── Material supplied

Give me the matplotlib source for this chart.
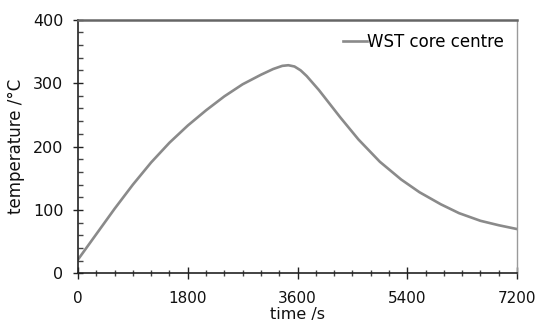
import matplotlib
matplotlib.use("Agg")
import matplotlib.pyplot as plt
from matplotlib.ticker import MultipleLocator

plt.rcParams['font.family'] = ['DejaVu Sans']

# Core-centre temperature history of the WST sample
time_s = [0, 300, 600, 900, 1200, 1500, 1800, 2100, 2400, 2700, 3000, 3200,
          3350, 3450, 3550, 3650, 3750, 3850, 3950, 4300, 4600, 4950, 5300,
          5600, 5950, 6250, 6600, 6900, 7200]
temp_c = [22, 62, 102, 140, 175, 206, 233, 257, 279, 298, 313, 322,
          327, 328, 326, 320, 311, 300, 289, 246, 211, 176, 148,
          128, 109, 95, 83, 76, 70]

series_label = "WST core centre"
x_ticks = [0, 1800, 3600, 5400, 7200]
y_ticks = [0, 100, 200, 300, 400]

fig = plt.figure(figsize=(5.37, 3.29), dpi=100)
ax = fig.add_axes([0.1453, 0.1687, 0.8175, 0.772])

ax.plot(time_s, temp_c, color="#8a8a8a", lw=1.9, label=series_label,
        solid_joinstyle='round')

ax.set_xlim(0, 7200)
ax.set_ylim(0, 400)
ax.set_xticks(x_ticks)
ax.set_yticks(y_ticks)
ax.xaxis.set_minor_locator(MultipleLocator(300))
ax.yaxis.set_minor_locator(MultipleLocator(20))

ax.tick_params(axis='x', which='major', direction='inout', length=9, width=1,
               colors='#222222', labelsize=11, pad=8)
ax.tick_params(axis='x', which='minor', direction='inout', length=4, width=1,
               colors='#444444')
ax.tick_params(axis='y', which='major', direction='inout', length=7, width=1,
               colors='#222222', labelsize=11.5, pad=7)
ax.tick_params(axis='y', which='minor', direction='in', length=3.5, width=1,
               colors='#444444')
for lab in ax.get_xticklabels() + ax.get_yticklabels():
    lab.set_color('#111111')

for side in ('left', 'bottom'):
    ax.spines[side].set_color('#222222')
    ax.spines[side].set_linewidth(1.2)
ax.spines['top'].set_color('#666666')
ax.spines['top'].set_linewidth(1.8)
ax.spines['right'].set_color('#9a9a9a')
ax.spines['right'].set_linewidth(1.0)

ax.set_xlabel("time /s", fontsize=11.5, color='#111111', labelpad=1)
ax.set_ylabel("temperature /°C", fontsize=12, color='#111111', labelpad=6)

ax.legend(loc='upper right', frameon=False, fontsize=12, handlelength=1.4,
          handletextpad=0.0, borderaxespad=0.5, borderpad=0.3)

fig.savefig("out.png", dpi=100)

────
── Material supplied

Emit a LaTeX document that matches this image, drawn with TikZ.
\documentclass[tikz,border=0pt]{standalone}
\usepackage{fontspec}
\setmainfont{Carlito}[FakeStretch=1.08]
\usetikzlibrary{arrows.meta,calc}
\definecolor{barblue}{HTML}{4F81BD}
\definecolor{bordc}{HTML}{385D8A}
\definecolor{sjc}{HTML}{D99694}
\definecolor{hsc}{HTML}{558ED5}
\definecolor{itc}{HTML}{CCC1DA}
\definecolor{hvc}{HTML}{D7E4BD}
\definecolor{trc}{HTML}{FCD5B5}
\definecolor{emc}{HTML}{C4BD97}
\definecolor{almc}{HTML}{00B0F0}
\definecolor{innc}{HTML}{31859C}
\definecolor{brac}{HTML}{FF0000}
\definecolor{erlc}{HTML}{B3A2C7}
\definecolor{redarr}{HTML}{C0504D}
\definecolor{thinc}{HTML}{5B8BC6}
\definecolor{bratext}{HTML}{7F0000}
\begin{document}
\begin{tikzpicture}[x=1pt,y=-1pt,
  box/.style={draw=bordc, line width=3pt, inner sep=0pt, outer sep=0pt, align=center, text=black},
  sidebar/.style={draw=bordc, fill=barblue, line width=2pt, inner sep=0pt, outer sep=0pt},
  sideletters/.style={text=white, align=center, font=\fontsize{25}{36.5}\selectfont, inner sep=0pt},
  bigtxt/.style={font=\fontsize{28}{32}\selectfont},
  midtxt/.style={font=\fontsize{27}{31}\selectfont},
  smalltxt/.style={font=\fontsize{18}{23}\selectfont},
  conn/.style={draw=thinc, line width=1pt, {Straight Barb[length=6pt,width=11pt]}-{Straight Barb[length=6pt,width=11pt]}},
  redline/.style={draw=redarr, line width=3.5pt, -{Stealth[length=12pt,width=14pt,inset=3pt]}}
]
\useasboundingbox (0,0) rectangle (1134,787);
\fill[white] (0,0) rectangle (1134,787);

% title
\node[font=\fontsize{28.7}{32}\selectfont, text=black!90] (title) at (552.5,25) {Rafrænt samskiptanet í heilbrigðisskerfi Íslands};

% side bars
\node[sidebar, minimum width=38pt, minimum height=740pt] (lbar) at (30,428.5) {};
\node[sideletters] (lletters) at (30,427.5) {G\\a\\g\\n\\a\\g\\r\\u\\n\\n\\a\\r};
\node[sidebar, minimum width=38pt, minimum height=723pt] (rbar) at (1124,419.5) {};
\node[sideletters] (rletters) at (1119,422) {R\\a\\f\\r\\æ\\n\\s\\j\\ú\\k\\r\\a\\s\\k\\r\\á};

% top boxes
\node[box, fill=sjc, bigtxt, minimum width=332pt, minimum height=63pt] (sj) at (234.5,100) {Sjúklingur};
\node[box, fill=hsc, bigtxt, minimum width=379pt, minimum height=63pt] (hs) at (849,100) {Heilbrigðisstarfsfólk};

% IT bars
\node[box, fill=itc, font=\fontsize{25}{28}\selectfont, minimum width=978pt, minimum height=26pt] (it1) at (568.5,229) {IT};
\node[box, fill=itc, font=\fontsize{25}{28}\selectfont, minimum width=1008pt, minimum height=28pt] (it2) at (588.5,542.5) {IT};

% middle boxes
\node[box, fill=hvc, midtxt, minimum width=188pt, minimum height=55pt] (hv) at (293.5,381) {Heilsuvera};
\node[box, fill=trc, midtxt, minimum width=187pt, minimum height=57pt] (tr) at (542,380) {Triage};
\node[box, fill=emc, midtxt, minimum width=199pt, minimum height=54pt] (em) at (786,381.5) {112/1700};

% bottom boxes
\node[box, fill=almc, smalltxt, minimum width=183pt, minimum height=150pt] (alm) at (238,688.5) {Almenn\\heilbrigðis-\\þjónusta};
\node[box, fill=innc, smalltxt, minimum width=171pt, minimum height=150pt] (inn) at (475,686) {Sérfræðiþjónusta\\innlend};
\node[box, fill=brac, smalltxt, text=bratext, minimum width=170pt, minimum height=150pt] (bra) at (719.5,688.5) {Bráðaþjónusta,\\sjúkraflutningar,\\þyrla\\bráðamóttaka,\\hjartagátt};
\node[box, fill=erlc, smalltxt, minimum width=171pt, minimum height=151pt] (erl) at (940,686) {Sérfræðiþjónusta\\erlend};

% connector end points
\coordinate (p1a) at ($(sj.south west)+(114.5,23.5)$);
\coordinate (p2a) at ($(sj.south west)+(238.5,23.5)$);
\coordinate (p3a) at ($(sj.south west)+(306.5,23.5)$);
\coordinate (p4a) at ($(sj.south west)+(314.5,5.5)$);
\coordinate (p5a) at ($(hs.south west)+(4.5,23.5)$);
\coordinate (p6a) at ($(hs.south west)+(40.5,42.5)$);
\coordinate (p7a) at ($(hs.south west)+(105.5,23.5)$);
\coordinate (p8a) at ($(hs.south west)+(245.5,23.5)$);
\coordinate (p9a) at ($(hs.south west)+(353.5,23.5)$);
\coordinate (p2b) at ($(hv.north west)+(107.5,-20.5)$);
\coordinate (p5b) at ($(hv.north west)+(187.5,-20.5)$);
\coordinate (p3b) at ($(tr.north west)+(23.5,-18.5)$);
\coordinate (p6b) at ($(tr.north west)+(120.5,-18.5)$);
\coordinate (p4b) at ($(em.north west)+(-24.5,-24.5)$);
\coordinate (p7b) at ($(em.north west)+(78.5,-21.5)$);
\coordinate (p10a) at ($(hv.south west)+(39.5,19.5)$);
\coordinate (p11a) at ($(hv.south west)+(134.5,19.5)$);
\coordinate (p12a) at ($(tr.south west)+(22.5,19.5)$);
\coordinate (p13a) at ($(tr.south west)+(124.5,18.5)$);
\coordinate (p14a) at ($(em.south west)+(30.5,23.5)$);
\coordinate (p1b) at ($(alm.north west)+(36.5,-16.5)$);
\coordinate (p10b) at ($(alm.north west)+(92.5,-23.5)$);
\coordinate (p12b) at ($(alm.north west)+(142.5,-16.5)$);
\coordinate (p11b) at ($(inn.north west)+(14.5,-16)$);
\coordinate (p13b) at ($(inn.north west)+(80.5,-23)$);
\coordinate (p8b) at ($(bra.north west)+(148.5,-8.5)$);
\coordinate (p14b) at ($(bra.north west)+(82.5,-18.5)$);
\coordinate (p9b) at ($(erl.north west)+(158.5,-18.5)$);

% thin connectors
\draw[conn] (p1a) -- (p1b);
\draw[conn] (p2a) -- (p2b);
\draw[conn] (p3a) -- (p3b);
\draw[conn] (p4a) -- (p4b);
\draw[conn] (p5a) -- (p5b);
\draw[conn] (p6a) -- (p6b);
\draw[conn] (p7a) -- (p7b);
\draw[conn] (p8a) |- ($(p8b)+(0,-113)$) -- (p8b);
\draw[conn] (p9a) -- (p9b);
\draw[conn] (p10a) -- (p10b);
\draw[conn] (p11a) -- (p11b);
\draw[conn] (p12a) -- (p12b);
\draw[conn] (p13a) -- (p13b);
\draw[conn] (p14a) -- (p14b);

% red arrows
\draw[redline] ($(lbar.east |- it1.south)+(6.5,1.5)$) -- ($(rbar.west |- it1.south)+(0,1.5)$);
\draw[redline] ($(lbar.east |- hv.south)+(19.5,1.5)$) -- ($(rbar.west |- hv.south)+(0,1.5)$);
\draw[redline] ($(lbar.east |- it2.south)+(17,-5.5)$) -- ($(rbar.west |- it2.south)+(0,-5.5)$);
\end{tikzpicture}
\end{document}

────
── Material supplied

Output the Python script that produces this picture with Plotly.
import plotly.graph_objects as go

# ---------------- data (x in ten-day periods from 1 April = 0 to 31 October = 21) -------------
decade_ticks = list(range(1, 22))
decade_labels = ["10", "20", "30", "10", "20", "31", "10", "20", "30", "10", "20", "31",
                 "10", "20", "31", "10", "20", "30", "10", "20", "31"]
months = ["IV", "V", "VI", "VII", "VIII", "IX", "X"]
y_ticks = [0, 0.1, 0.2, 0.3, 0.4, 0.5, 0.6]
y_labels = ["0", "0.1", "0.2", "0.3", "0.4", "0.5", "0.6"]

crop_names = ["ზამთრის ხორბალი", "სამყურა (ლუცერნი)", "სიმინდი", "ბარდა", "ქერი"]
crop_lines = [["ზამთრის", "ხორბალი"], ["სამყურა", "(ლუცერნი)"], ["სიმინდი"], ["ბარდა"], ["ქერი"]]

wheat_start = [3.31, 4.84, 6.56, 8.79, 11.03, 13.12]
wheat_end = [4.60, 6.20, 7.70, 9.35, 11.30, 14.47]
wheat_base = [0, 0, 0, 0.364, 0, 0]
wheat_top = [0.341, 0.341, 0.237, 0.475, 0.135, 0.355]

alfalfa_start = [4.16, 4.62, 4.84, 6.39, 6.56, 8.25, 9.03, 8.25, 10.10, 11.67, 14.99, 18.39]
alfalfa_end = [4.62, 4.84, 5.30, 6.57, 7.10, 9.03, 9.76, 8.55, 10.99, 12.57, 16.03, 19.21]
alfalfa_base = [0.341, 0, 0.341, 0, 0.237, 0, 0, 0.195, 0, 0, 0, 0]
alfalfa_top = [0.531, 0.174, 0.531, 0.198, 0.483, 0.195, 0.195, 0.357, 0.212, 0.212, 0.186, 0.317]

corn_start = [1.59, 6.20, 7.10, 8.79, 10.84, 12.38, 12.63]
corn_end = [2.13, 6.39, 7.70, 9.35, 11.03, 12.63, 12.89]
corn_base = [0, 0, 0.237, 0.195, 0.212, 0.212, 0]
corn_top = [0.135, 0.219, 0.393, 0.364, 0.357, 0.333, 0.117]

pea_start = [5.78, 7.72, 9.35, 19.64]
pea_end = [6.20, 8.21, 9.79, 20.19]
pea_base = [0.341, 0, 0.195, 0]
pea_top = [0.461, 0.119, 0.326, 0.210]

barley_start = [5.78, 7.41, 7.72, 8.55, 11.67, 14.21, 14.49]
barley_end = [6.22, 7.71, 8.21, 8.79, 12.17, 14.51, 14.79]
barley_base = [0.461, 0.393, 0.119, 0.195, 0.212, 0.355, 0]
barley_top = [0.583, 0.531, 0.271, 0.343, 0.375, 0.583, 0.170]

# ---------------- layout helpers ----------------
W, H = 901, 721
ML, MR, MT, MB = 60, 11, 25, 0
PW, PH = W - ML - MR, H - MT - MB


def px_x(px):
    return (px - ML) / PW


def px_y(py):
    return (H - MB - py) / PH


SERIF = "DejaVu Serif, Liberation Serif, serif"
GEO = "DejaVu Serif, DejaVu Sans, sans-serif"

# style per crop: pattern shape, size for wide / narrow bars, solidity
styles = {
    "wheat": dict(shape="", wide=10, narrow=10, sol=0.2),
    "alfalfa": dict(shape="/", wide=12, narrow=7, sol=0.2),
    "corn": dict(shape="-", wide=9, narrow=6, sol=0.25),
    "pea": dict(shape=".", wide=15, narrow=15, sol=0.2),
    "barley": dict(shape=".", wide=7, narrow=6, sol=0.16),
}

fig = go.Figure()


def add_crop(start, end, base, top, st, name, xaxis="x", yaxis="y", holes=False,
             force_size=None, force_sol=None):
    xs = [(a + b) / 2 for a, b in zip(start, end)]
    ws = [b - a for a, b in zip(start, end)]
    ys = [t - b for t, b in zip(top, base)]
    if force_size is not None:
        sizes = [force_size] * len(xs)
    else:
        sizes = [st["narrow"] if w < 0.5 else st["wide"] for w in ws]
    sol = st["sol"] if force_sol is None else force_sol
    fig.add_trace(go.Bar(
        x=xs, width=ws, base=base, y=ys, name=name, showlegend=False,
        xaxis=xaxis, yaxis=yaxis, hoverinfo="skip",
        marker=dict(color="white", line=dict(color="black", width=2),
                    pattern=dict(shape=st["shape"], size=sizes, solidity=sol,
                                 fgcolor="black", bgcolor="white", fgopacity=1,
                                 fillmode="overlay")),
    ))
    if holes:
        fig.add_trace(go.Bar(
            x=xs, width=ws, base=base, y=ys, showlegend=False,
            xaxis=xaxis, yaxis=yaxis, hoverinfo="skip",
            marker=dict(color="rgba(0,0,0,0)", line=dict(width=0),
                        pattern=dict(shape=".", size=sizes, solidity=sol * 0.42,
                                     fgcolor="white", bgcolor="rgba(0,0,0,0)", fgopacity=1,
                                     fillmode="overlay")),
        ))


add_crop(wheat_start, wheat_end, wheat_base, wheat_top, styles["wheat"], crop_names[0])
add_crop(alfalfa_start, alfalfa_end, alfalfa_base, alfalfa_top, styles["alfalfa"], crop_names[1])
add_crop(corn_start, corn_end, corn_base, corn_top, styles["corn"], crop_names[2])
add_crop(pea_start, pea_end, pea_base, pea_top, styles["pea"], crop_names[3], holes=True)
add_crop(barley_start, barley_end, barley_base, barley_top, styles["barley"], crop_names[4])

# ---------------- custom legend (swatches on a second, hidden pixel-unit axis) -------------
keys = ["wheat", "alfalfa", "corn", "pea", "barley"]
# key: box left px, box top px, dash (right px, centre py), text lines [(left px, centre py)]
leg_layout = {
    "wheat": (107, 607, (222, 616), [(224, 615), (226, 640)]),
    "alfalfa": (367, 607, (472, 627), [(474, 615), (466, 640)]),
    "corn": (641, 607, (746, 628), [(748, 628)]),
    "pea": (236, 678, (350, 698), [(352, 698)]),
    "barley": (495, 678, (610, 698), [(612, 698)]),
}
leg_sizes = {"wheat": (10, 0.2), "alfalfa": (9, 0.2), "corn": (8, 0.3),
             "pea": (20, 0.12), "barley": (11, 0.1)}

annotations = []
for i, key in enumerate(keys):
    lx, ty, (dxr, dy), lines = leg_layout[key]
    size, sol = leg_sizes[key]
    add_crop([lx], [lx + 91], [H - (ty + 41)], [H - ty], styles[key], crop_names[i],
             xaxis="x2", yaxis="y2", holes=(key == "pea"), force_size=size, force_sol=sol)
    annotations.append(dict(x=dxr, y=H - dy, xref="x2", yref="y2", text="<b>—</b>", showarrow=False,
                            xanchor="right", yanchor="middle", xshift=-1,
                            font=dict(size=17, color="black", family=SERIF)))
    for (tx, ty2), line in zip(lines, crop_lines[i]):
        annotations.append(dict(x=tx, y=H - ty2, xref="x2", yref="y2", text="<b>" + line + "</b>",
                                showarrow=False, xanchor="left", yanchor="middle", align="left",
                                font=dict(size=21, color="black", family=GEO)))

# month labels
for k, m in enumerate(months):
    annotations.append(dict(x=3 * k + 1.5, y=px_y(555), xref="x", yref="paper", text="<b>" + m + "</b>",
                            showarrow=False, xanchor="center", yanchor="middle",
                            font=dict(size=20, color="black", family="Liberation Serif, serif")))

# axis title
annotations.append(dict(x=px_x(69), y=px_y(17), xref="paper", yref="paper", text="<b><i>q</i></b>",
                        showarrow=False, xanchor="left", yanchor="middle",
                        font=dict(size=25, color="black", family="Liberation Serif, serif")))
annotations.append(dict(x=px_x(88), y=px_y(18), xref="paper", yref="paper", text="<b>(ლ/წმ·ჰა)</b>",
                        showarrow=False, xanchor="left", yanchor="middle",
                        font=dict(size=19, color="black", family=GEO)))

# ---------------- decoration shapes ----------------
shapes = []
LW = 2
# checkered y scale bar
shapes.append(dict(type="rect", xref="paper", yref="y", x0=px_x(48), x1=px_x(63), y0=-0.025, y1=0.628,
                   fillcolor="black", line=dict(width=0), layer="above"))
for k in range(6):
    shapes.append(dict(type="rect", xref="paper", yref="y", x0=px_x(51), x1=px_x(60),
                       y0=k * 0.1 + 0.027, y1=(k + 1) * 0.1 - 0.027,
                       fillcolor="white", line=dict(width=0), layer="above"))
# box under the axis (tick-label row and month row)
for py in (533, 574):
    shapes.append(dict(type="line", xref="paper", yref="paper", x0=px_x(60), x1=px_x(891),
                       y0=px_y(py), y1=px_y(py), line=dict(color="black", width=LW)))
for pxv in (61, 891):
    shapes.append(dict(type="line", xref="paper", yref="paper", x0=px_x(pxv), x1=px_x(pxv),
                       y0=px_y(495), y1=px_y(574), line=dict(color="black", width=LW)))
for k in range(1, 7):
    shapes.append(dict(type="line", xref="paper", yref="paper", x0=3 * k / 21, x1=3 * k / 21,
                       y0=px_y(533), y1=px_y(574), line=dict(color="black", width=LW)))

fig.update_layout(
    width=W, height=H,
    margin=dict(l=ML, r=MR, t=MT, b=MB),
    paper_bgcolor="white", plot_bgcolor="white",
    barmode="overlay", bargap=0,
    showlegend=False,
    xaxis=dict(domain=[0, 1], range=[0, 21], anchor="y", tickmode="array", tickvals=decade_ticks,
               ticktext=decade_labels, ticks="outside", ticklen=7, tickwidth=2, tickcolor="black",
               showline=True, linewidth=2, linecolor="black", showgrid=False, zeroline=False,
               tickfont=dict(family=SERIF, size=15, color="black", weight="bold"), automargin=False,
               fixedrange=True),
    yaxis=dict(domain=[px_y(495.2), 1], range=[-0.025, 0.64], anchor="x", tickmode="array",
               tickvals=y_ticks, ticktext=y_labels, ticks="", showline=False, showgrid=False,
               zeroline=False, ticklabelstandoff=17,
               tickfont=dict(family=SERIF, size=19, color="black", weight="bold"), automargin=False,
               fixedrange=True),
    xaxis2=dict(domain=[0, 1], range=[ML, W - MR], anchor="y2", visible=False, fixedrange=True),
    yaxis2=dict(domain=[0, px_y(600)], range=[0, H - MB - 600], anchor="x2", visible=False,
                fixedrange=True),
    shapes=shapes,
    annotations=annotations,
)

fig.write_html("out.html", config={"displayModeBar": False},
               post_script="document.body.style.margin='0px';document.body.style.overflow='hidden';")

────

● Task directions: Taking the material above, give again exactly the lines from the one holding "Give me the matplotlib source for this chart." through the one holding "plt.rcParams['font.family'] = ['DejaVu Sans']", with both ends and without pictures.

● Response below:
Give me the matplotlib source for this chart.
import matplotlib
matplotlib.use("Agg")
import matplotlib.pyplot as plt
from matplotlib.ticker import MultipleLocator

plt.rcParams['font.family'] = ['DejaVu Sans']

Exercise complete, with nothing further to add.